### Given information
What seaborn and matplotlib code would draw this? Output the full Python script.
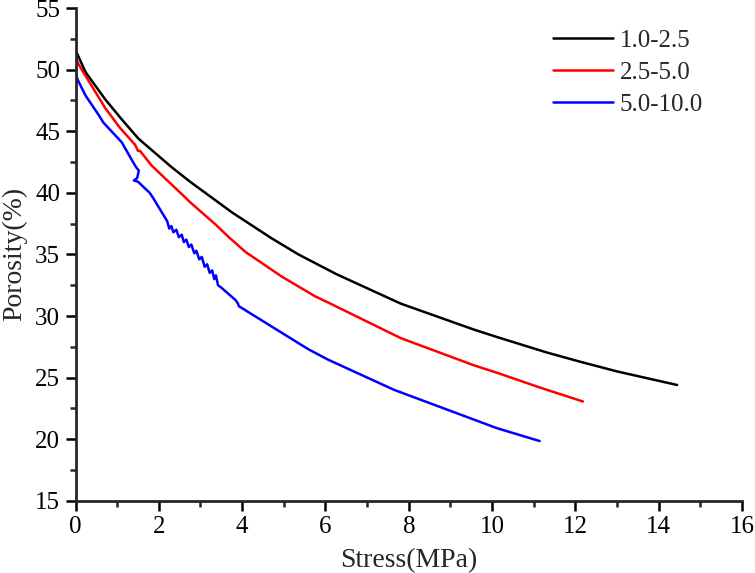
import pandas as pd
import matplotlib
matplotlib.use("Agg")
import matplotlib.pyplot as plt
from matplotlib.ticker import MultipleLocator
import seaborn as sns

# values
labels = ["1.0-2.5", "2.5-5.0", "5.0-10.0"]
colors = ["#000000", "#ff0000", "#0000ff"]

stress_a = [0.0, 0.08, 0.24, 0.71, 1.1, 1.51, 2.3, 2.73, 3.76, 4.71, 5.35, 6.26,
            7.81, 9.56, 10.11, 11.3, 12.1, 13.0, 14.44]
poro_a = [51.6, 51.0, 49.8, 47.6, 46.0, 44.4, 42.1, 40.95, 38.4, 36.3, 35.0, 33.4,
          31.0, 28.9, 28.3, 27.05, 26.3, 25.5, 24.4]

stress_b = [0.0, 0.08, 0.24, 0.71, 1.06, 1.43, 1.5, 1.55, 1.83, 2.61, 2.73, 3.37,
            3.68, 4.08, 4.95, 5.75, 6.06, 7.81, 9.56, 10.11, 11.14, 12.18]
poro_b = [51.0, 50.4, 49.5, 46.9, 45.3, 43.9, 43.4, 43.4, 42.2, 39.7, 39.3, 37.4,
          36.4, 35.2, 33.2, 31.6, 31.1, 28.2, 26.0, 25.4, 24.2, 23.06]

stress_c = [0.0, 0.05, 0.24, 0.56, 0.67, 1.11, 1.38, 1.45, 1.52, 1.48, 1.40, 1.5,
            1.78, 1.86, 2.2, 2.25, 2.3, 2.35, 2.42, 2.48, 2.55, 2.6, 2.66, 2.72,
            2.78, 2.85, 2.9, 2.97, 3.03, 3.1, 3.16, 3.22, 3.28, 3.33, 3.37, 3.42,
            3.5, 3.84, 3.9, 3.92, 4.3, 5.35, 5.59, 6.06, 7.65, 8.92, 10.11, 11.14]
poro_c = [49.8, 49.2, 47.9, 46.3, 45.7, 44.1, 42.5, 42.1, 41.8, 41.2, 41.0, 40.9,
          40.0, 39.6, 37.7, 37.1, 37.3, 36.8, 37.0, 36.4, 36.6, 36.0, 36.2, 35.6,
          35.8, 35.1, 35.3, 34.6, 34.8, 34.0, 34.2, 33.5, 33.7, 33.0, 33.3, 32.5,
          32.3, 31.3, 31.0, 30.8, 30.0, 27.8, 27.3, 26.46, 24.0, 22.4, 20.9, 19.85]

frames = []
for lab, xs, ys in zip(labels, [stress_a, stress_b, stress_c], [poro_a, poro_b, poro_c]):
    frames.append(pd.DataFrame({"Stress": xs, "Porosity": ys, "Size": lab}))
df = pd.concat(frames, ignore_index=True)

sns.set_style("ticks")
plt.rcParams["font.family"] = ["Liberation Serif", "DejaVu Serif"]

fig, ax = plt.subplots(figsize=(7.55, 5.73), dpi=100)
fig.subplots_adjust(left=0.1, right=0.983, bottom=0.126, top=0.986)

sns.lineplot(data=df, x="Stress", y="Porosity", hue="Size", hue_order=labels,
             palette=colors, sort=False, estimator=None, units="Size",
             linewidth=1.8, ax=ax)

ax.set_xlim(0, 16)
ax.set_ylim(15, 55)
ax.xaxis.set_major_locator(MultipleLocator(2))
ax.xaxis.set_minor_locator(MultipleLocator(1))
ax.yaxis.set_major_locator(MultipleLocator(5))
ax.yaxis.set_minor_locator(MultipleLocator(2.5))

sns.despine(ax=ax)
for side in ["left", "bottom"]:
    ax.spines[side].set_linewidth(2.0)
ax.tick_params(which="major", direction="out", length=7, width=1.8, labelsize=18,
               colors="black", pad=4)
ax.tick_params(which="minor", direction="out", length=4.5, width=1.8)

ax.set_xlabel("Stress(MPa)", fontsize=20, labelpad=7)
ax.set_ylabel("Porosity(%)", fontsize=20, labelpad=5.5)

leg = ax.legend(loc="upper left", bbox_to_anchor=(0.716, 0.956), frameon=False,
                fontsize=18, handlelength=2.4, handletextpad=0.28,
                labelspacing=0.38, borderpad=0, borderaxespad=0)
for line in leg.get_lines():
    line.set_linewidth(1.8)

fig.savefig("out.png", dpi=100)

### Stated task
Check each line in the listing above for the string "matplotlib", then report how many lines contain it, with no other text.

### Result below
5